30-09-2022
No siempre fue Valladolid una ciudad «de cine». Si se repasa la hemeroteca de algunos periódicos vallisoletanos del siglo XX se podrá comprobar que muy a menudo coincidían los estrenos de películas de moda con los fracasos de taquilla. El cinematógrafo se fue asentando en la ciudad muy poco a poco y casi con la misma o mayor lentitud llegó a los pueblos. Los primeros cineclubs y teleclubs contribuyeron a difundir una cultura de la pantalla al tiempo que creaban una red que se extendió por todo el territorio nacional, fuese apoyándose en estructuras creadas por el propio gobierno fuese gracias a la labor de aficionados y voluntarios a los que, como siempre, la cultura debe culto.
Entre esos aficionados, pocos como el hermano jesuita José Terán tuvieron tan clara la vocación por difundir y popularizar el cine en diferentes salas de la provincia, además de la que tuvo a su cargo: la sala Borja. Su colección de más de 500 carteles, donada a la Fundación, ha podido conjugarse con otra curiosa recopilación realizada a lo largo de muchos años por un pariente del doctor Ramiro Cerdá, compuesta por casi dos mil programas de mano de diferentes películas, de los que se entregaban a la salida de los cines entre los años 20 y 70 del siglo pasado.
Todos esos papeles, más una gran cantidad de fotogramas de los que se exponían en el zaguán de las salas de proyección para atraer la curiosidad y el interés de los posibles espectadores, han compuesto la exposición que la Fundación ha presentado durante dos meses en la Casa Revilla de Valladolid. La muestra ha procurado recordar las temáticas preferidas del público que acudía a contemplar las películas y ha hecho un recorrido por los modelos publicitarios al uso en una época que abarca casi medio siglo hasta que internet y sus derivados se implantan en el planeta.
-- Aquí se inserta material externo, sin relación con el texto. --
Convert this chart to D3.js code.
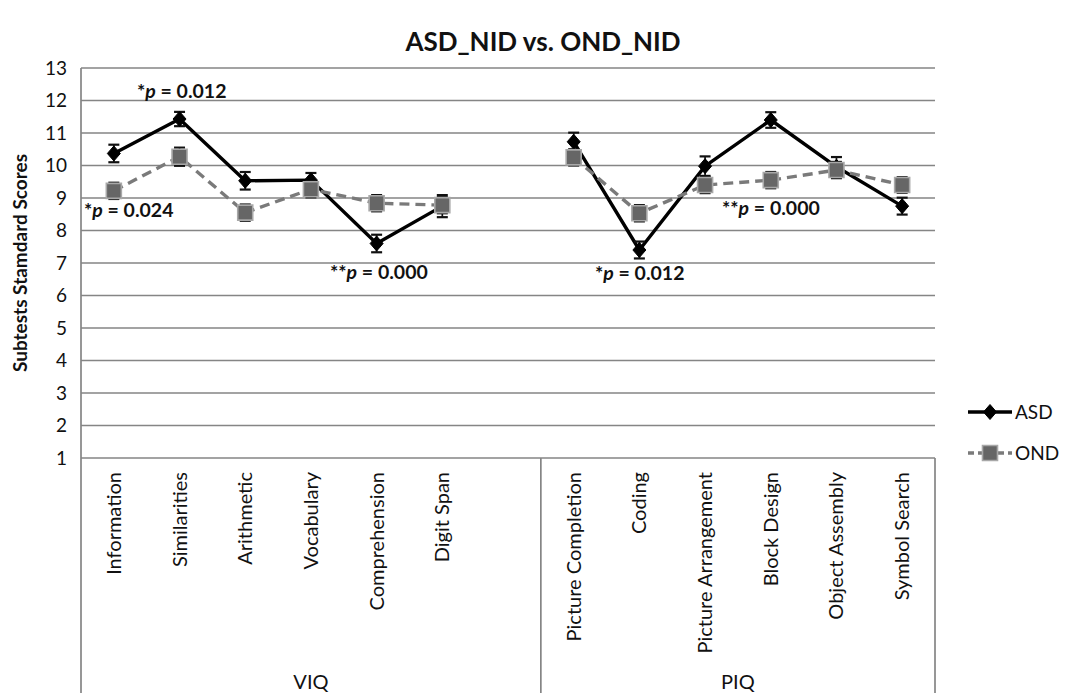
<!DOCTYPE html>
<html>
<head>
<meta charset="utf-8">
<script src="https://cdn.jsdelivr.net/npm/d3@7/dist/d3.min.js"></script>
<style>
  html, body { margin: 0; padding: 0; background: #fff; }
  svg { display: block; font-family: Lato, "Open Sans", sans-serif; }
</style>
</head>
<body>
<svg id="chart" width="1082" height="693"></svg>
<script>
// Subtest categories (blank slot separates the VIQ and PIQ groups)
const categories = ["Information", "Similarities", "Arithmetic", "Vocabulary", "Comprehension", "Digit Span", "",
  "Picture Completion", "Coding", "Picture Arrangement", "Block Design", "Object Assembly", "Symbol Search"];
const groups = [
  { name: "VIQ", from: 0, to: 6 },
  { name: "PIQ", from: 7, to: 12 }
];
// Mean standard scores and standard errors
const asdValues = [10.37, 11.43, 9.53, 9.55, 7.6, 8.75, null, 10.73, 7.4, 9.98, 11.4, 9.96, 8.75];
const asdErrors = [0.27, 0.22, 0.27, 0.22, 0.27, 0.34, null, 0.28, 0.26, 0.3, 0.24, 0.3, 0.26];
const ondValues = [9.22, 10.27, 8.55, 9.27, 8.84, 8.78, null, 10.25, 8.53, 9.4, 9.55, 9.86, 9.4];
const ondErrors = [0.25, 0.28, 0.25, 0.25, 0.25, 0.25, null, 0.25, 0.25, 0.25, 0.25, 0.25, 0.24];
const yTicks = [1, 2, 3, 4, 5, 6, 7, 8, 9, 10, 11, 12, 13];
// Significance notes
const noteStars = ["*", "*", "**", "*", "**"];
const noteText = [" = 0.012", " = 0.024", " = 0.000", " = 0.012", " = 0.000"];
const noteLevel = [12.1, 8.45, 6.55, 6.52, 8.52];

const svg = d3.select("#chart");
const plotLeft = 81, plotRight = 935, plotTop = 68, plotBottom = 458;

const x = d3.scaleBand().domain(d3.range(categories.length)).range([plotLeft, plotRight]).padding(0);
const cx = i => x(i) + x.bandwidth() / 2;
const y = d3.scaleLinear().domain([1, 13]).range([plotBottom, plotTop]);

const gridColor = "#858585";
const ink = "#111";

// Title
svg.append("text")
  .attr("x", 543).attr("y", 51)
  .attr("text-anchor", "middle")
  .attr("font-size", 26).attr("font-weight", "bold")
  .attr("fill", ink)
  .text("ASD_NID vs. OND_NID");

// Horizontal gridlines
svg.append("g").selectAll("line").data(yTicks).join("line")
  .attr("x1", plotLeft).attr("x2", plotRight)
  .attr("y1", d => y(d)).attr("y2", d => y(d))
  .attr("stroke", gridColor).attr("stroke-width", 1.7);

// Value axis line
svg.append("line")
  .attr("x1", plotLeft).attr("x2", plotLeft).attr("y1", plotTop).attr("y2", plotBottom)
  .attr("stroke", gridColor).attr("stroke-width", 1.7);

// Value axis labels
const yAxis = d3.axisLeft(y).tickValues(yTicks).tickSize(0).tickPadding(14).tickFormat(d3.format("d"));
const yg = svg.append("g").attr("transform", `translate(${plotLeft},0)`).call(yAxis);
yg.select(".domain").remove();
yg.selectAll("text").attr("font-size", 19).attr("fill", ink).attr("font-family", "Lato, sans-serif");

// Value axis title
svg.append("text")
  .attr("transform", `translate(27,${(plotTop + plotBottom) / 2}) rotate(-90)`)
  .attr("text-anchor", "middle")
  .attr("font-size", 19).attr("font-weight", "bold").attr("fill", ink)
  .text("Subtests Stamdard Scores");

// Category axis: group separators extending down
const sepX = [plotLeft, x(groups[1].from), plotRight];
svg.append("g").selectAll("line").data(sepX).join("line")
  .attr("x1", d => d).attr("x2", d => d)
  .attr("y1", plotBottom).attr("y2", 700)
  .attr("stroke", gridColor).attr("stroke-width", 1.7);

// Category labels (rotated)
svg.append("g").selectAll("text").data(categories).join("text")
  .attr("transform", (d, i) => `translate(${cx(i) + 7},${plotBottom + 14}) rotate(-90)`)
  .attr("text-anchor", "end")
  .attr("font-size", 20).attr("fill", ink)
  .text(d => d);

// Group labels
svg.append("g").selectAll("text").data(groups).join("text")
  .attr("x", g => (x(g.from) + x(g.to) + x.bandwidth()) / 2)
  .attr("y", 689)
  .attr("text-anchor", "middle")
  .attr("font-size", 20).attr("fill", ink)
  .text(g => g.name);

// Series drawing
function drawSeries(values, errors, opts) {
  const pts = values.map((v, i) => ({ i, v, e: errors[i] })).filter(d => d.v != null);
  const line = d3.line().defined(d => d.v != null).x(d => cx(d.i)).y(d => y(d.v));
  const full = values.map((v, i) => ({ i, v }));
  const g = svg.append("g");
  g.append("path").datum(full)
    .attr("d", line)
    .attr("fill", "none")
    .attr("stroke", opts.stroke)
    .attr("stroke-width", 3.4)
    .attr("stroke-dasharray", opts.dash || null)
    .attr("stroke-linejoin", "round");
  // error bars
  const eb = g.append("g").selectAll("g").data(pts).join("g");
  eb.append("line")
    .attr("x1", d => cx(d.i)).attr("x2", d => cx(d.i))
    .attr("y1", d => y(d.v + d.e)).attr("y2", d => y(d.v - d.e))
    .attr("stroke", ink).attr("stroke-width", 1.7);
  [1, -1].forEach(s => {
    eb.append("line")
      .attr("x1", d => cx(d.i) - 5.5).attr("x2", d => cx(d.i) + 5.5)
      .attr("y1", d => y(d.v + s * d.e)).attr("y2", d => y(d.v + s * d.e))
      .attr("stroke", ink).attr("stroke-width", 2.2);
  });
  // markers
  g.append("g").selectAll("path").data(pts).join("path")
    .attr("transform", d => `translate(${cx(d.i)},${y(d.v)})`)
    .attr("d", opts.symbol)
    .attr("fill", opts.fill)
    .attr("stroke", opts.markerStroke)
    .attr("stroke-width", opts.markerStrokeWidth);
}

const diamond = "M0,-7.5L6.5,0L0,7.5L-6.5,0Z";
const square = "M-7.5,-7.5H7.5V7.5H-7.5Z";

drawSeries(asdValues, asdErrors, { stroke: "#000", symbol: diamond, fill: "#000", markerStroke: "#000", markerStrokeWidth: 1 });
drawSeries(ondValues, ondErrors, { stroke: "#7a7a7a", dash: "10,6", symbol: square, fill: "#666", markerStroke: "#a8a8a8", markerStrokeWidth: 1.6 });

// Significance annotations
const noteX = [137, 84, 330, 595, 722];
noteStars.forEach((s, k) => {
  const t = svg.append("text")
    .attr("x", noteX[k])
    .attr("y", y(noteLevel[k]) + 1)
    .attr("font-size", 19.5).attr("font-weight", "bold").attr("fill", ink);
  t.append("tspan").text(s);
  t.append("tspan").attr("font-style", "italic").text("p");
  t.append("tspan").text(noteText[k]);
});

// Legend
const legend = [
  { name: "ASD", stroke: "#000", dash: null, symbol: diamond, fill: "#000", ms: "#000", msw: 1, yy: 412 },
  { name: "OND", stroke: "#7a7a7a", dash: "6,4", symbol: square, fill: "#666", ms: "#a8a8a8", msw: 1.6, yy: 453 }
];
const lg = svg.append("g").selectAll("g").data(legend).join("g")
  .attr("transform", d => `translate(0,${d.yy})`);
lg.append("line")
  .attr("x1", 968).attr("x2", 1012).attr("y1", 0).attr("y2", 0)
  .attr("stroke", d => d.stroke).attr("stroke-width", 3.4)
  .attr("stroke-dasharray", d => d.dash);
lg.append("path")
  .attr("transform", "translate(990,0)")
  .attr("d", d => d.symbol)
  .attr("fill", d => d.fill).attr("stroke", d => d.ms).attr("stroke-width", d => d.msw);
lg.append("text")
  .attr("x", 1015).attr("y", 7)
  .attr("font-size", 19).attr("fill", ink)
  .text(d => d.name);
</script>
</body>
</html>
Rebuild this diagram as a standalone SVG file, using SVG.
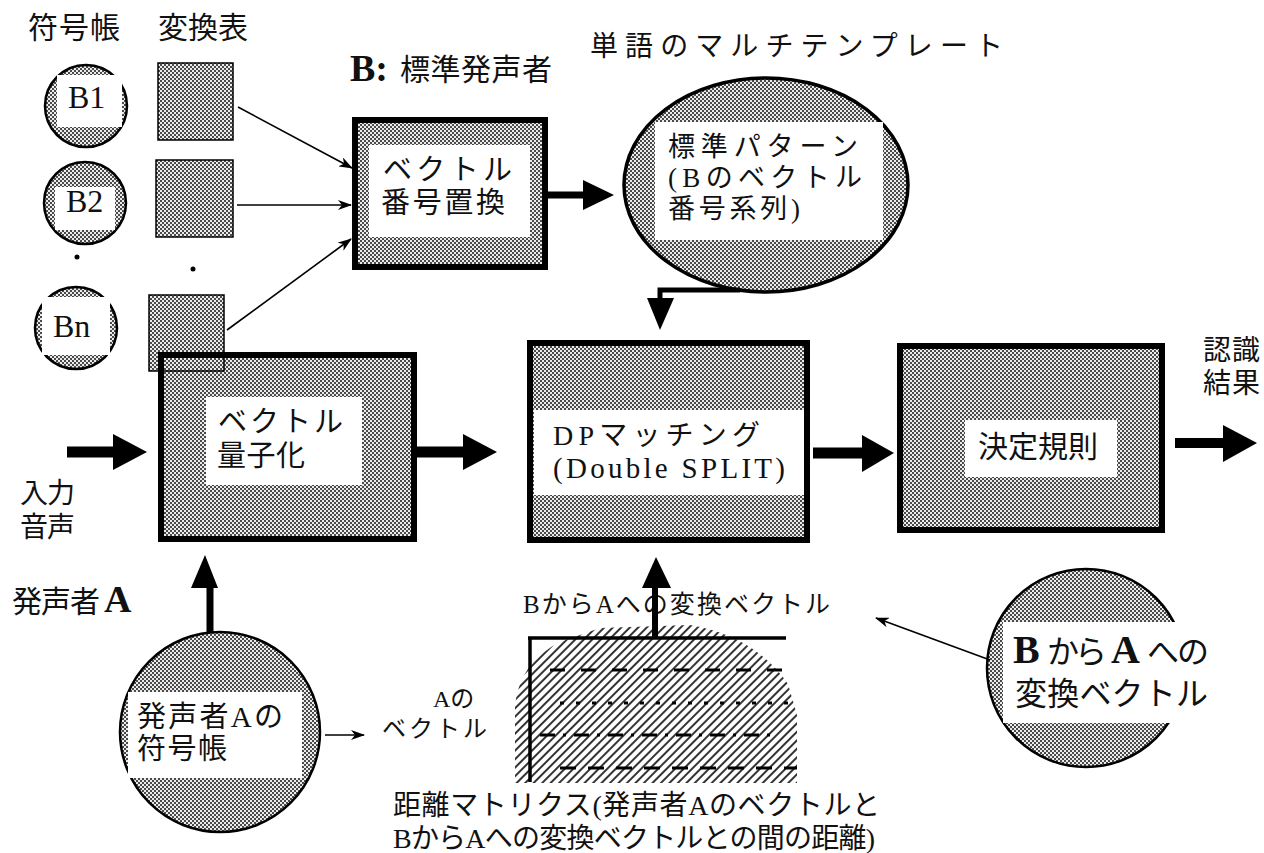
<svg xmlns="http://www.w3.org/2000/svg" width="1264" height="853" viewBox="0 0 1264 853">
<style>
.jp{font-family:'Liberation Serif','Noto Sans CJK JP',serif;fill:#111}
.b{font-weight:bold}
.box{fill:url(#ht);stroke:#000;stroke-width:6}
.thin{fill:url(#ht);stroke:#000;stroke-width:1.5}
.rnd{fill:url(#ht);stroke:#000;stroke-width:2.5}
.wt{fill:#fff}
.ln{stroke:#000;stroke-width:1.6;fill:none}
.thk{stroke:#000;fill:none}
.hd{fill:#000}
</style>
<defs>
<pattern id="ht" width="4" height="4" patternUnits="userSpaceOnUse"><rect width="4" height="4" fill="#ececec"/><rect width="2" height="2" fill="#4a4a4a"/><rect x="2" y="2" width="2" height="2" fill="#4a4a4a"/></pattern>
<pattern id="hatch" width="6" height="6" patternUnits="userSpaceOnUse" patternTransform="rotate(45)"><line x1="1" y1="0" x2="1" y2="6" stroke="#000" stroke-width="1.6"/></pattern>
<marker id="ah" markerWidth="14" markerHeight="10" refX="13" refY="5" orient="auto" markerUnits="userSpaceOnUse"><path d="M0,0 L14,5 L0,10 L4,5 Z" fill="#000"/></marker>
</defs>
<rect width="1264" height="853" fill="#fff"/>

<g id="labels">
<text class="jp" x="28" y="38" font-size="30" textLength="92">符号帳</text>
<text class="jp" x="158" y="38" font-size="30" textLength="90">変換表</text>
<text class="jp b" x="350" y="81" font-size="38">B:</text>
<text class="jp" x="400" y="80" font-size="30" textLength="152">標準発声者</text>
<text class="jp" x="590" y="56" font-size="28" textLength="413">単語のマルチテンプレート</text>
<text class="jp" x="1203" y="360" font-size="28" textLength="57">認識</text>
<text class="jp" x="1203" y="393" font-size="28" textLength="57">結果</text>
<text class="jp" x="20" y="503" font-size="28" textLength="55">入力</text>
<text class="jp" x="20" y="537" font-size="28" textLength="55">音声</text>
<text class="jp" x="12" y="612" font-size="30" textLength="88">発声者</text>
<text class="jp b" x="104" y="612" font-size="38">A</text>
<text class="jp" x="433" y="707" font-size="24">Aの</text>
<text class="jp" x="382" y="737" font-size="24" textLength="105">ベクトル</text>
<text class="jp" x="523" y="613" font-size="25" textLength="307">BからAへの変換ベクトル</text>
<text class="jp" x="393" y="815" font-size="28" textLength="487">距離マトリクス(発声者Aのベクトルと</text>
<text class="jp" x="393" y="848" font-size="28" textLength="482">BからAへの変換ベクトルとの間の距離)</text>
<circle cx="77" cy="257" r="2.5" fill="#000"/>
<circle cx="193" cy="269" r="2.5" fill="#000"/>
</g>

<g id="cb1">
<circle class="rnd" cx="86" cy="106" r="41"/>
<rect class="wt" x="57" y="75" width="65" height="52"/>
<text class="jp" x="68" y="108" font-size="32">B1</text>
</g>
<g id="cb2">
<circle class="rnd" cx="85" cy="203" r="41"/>
<rect class="wt" x="55" y="187" width="60" height="43"/>
<text class="jp" x="66" y="212" font-size="32">B2</text>
</g>
<g id="cbn">
<circle class="rnd" cx="76" cy="328" r="41"/>
<rect class="wt" x="42" y="297" width="68" height="58"/>
<text class="jp" x="53" y="337" font-size="32">Bn</text>
</g>

<g id="tbl1"><rect class="thin" x="158" y="63" width="75" height="77"/></g>
<g id="tbl2"><rect class="thin" x="156" y="160" width="77" height="77"/></g>

<g id="replace">
<rect class="box" x="355" y="120" width="190" height="147"/>
<rect class="wt" x="369" y="145" width="161" height="92"/>
<text class="jp" x="383" y="180" font-size="29" textLength="129">ベクトル</text>
<text class="jp" x="381" y="213" font-size="29" textLength="124">番号置換</text>
</g>

<g id="pattern">
<ellipse cx="766" cy="185" rx="142" ry="107" fill="url(#ht)" stroke="#000" stroke-width="3.5"/>
<rect class="wt" x="655" y="122" width="228" height="118"/>
<text class="jp" x="668" y="156" font-size="27" textLength="190">標準パターン</text>
<text class="jp" x="668" y="187" font-size="27" textLength="194">(Bのベクトル</text>
<text class="jp" x="668" y="218" font-size="27" textLength="132">番号系列)</text>
</g>

<g id="vq">
<rect class="box" x="161" y="355" width="253" height="184"/>
<rect class="wt" x="206" y="397" width="156" height="88"/>
<text class="jp" x="218" y="432" font-size="29" textLength="125">ベクトル</text>
<text class="jp" x="217" y="466" font-size="29" textLength="88">量子化</text>
</g>

<g id="tbln">
<rect class="thin" x="149" y="295" width="75" height="76"/>
<path d="M161,371 V355 H224" stroke="#000" stroke-width="6" fill="none"/>
</g>

<g id="dp">
<rect class="box" x="530" y="343" width="277" height="197"/>
<rect class="wt" x="534" y="410" width="270" height="85"/>
<text class="jp" x="553" y="445" font-size="28" textLength="207">DPマッチング</text>
<text class="jp" x="553" y="478" font-size="29" textLength="232">(Double SPLIT)</text>
</g>

<g id="decision">
<rect class="box" x="900" y="346" width="262" height="184"/>
<rect class="wt" x="965" y="420" width="152" height="57"/>
<text class="jp" x="978" y="457" font-size="30" textLength="120">決定規則</text>
</g>

<g id="cbA">
<circle class="rnd" cx="220" cy="732" r="100"/>
<rect class="wt" x="128" y="692" width="174" height="86"/>
<text class="jp" x="137" y="727" font-size="29" textLength="146">発声者Aの</text>
<text class="jp" x="137" y="759" font-size="29" textLength="90">符号帳</text>
</g>

<g id="matrix">
<path d="M515,783 L515,705 Q520,662 560,642 L600,628 L690,625 Q755,636 788,684 L797,715 L797,783 Z" fill="url(#hatch)"/>
<path d="M530,638 V782 M528,638 H786" stroke="#000" stroke-width="3.5" fill="none"/>
<line x1="550" y1="670" x2="786" y2="670" stroke="#000" stroke-width="3" stroke-dasharray="15 16"/>
<line x1="560" y1="703" x2="795" y2="703" stroke="#000" stroke-width="3" stroke-dasharray="4 12"/>
<line x1="540" y1="735" x2="775" y2="735" stroke="#000" stroke-width="3" stroke-dasharray="15 8 3 8"/>
<line x1="560" y1="768" x2="797" y2="768" stroke="#000" stroke-width="3" stroke-dasharray="16 12"/>
</g>

<g id="transvec">
<circle class="rnd" cx="1086" cy="668" r="99"/>
<rect class="wt" x="1003" y="622" width="212" height="101"/>
<text class="jp" y="663" font-size="32"><tspan class="b" x="1013" font-size="40">B</tspan><tspan x="1047 1075">から</tspan><tspan class="b" x="1111" font-size="40">A</tspan><tspan x="1147 1177">への</tspan></text>
<text class="jp" x="1015" y="705" font-size="32" textLength="193">変換ベクトル</text>
</g>

<g id="connectors">
<line class="ln" x1="238" y1="107" x2="352" y2="168" marker-end="url(#ah)"/>
<line class="ln" x1="237" y1="205" x2="351" y2="205" marker-end="url(#ah)"/>
<line class="ln" x1="227" y1="330" x2="351" y2="239" marker-end="url(#ah)"/>
<line class="thk" x1="548" y1="195" x2="586" y2="195" stroke-width="7"/>
<polygon class="hd" points="583,180 614,195 583,210"/>
<path class="thk" d="M740,290 H660 V300" stroke-width="5"/>
<polygon class="hd" points="647,298 674,298 660,330"/>
<line class="thk" x1="67" y1="452" x2="116" y2="452" stroke-width="11"/>
<polygon class="hd" points="113,434 147,452 113,470"/>
<line class="thk" x1="417" y1="452" x2="466" y2="452" stroke-width="11"/>
<polygon class="hd" points="463,434 497,452 463,470"/>
<line class="thk" x1="813" y1="453" x2="865" y2="453" stroke-width="11"/>
<polygon class="hd" points="862,435 894,453 862,472"/>
<line class="thk" x1="1175" y1="443" x2="1226" y2="443" stroke-width="10"/>
<polygon class="hd" points="1223,425 1257,443 1223,462"/>
<line class="thk" x1="210" y1="632" x2="210" y2="584" stroke-width="7"/>
<polygon class="hd" points="191,588 218,588 205,555"/>
<line class="thk" x1="655" y1="638" x2="655" y2="585" stroke-width="6"/>
<polygon class="hd" points="642,588 671,588 656,557"/>
<line class="ln" x1="325" y1="735" x2="364" y2="735" stroke-width="2" marker-end="url(#ah)"/>
<line class="ln" x1="990" y1="660" x2="876" y2="618" marker-end="url(#ah)"/>
</g>
</svg>
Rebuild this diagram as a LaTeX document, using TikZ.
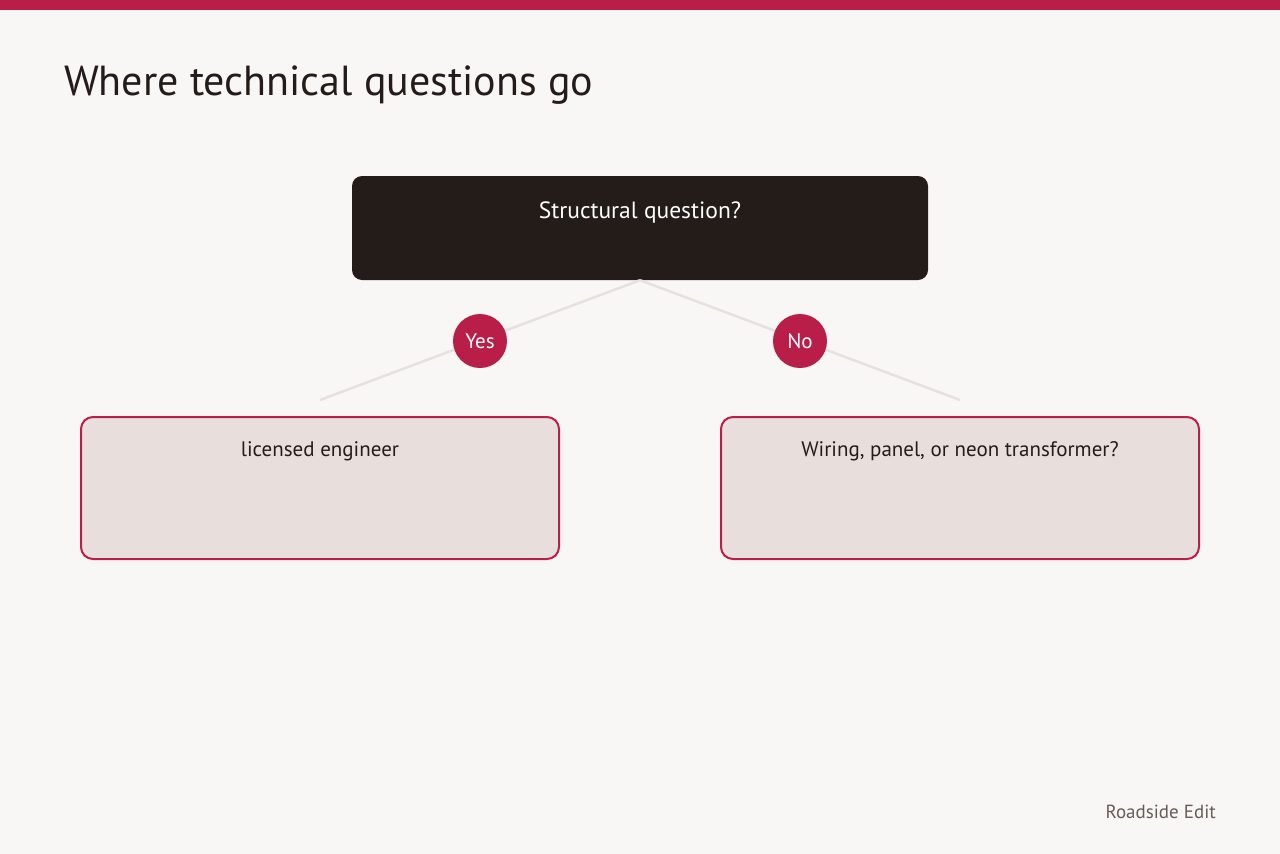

En el catálogo que ha acompañado virtualmente la exposición, se desvelan algunas de las interpretaciones filosóficas del entretenimiento que marcó las ilusiones de millones de personas durante todos esos años:
«Según Aristóteles, la verdad es la concordancia entre el pensamiento y el hecho real. Pero cuando el ser humano confunde lo real con lo imaginado, la fantasía entra a disturbar esa concordancia. Cuando la imaginación empieza a funcionar después de que desaparezca el objeto real entra en juego la fantasía, de modo que la verdad y la ficción se distinguen con dificultad. Se ha comentado muchas veces que en el mundo del relato, en especial en el del relato con tintes moralizantes, la clave para que funcionase la transmisión de los contenidos era la credibilidad, no la verdad, y de ese modo un hecho creíble, si se comunicaba con verosimilitud, tenía tanta validez como un hecho sucedido en la realidad. El periodismo del siglo XIX, adalid de la verdad, luchó con todas sus fuerzas contra las fake news de la época; contra las noticias falsas que basaban su atractivo en la facilidad de los ciegos copleros para hacer creíbles y aceptables los horrores y truculencias de una imaginación morbosa. Cuando parecía que retrocedía el universo de esa imaginación mendaz y calenturienta llega un nuevo género basado en la reproducción de imágenes recreadas de forma artificiosa sobre una pantalla, en las que lo creíble volvía a tener protagonismo. Para hacer público, para publicitar, ese nuevo género se crean modelos comunicativos en los que el papel y la ilustración –real o figurada– tienen una importancia decisiva. Se crea así en la población una necesidad de participar de alguna manera en aquello que se observa proyectado sobre una pantalla. El hecho de que la palabra «pantalla» tenga una etimología tan discutible (unos la hacen proceder del cruce de las palabras catalanas pámpol y ventall, y otros de las lenguas clásicas con el significado de "una parte del todo") es un nuevo acicate para la imaginación que confunde de ese modo la ficción del contenido con la blanca falsedad del continente. La pantalla de los teatros wayang kulit javaneses solo estaba decorada en la parte que veían los hombres, mientras que las mujeres, al otro lado de la tela, se conformaban con las sombras (que, por supuesto les permitían imaginar muchas más cosas).
Cuando el cinematógrafo se consolidó como invención popular y el público se acostumbró a sentarse en butacas individuales para "ver", el papel vino a prolongar la ilusión de las escenas imaginadas sobre la pantalla, aportando como complemento a los espectadores que asistían a las sesiones pequeños programas de mano, fotogramas de determinados pasajes de las películas que se podían contemplar en el zaguán de entrada al edificio, cantables para memorizar las melodías que se escuchaban en la cinta, revistas para ensalzar a actores y actrices o carteles de gran formato que ayudaban a rememorar lo mejor de cada película y se conservaban finalmente como parte de una biblioteca peculiar y personal. Todo esto se produjo entre los años 20 y los 70 del siglo pasado, creando un "estilo" publicitario muy particular que ya es historia».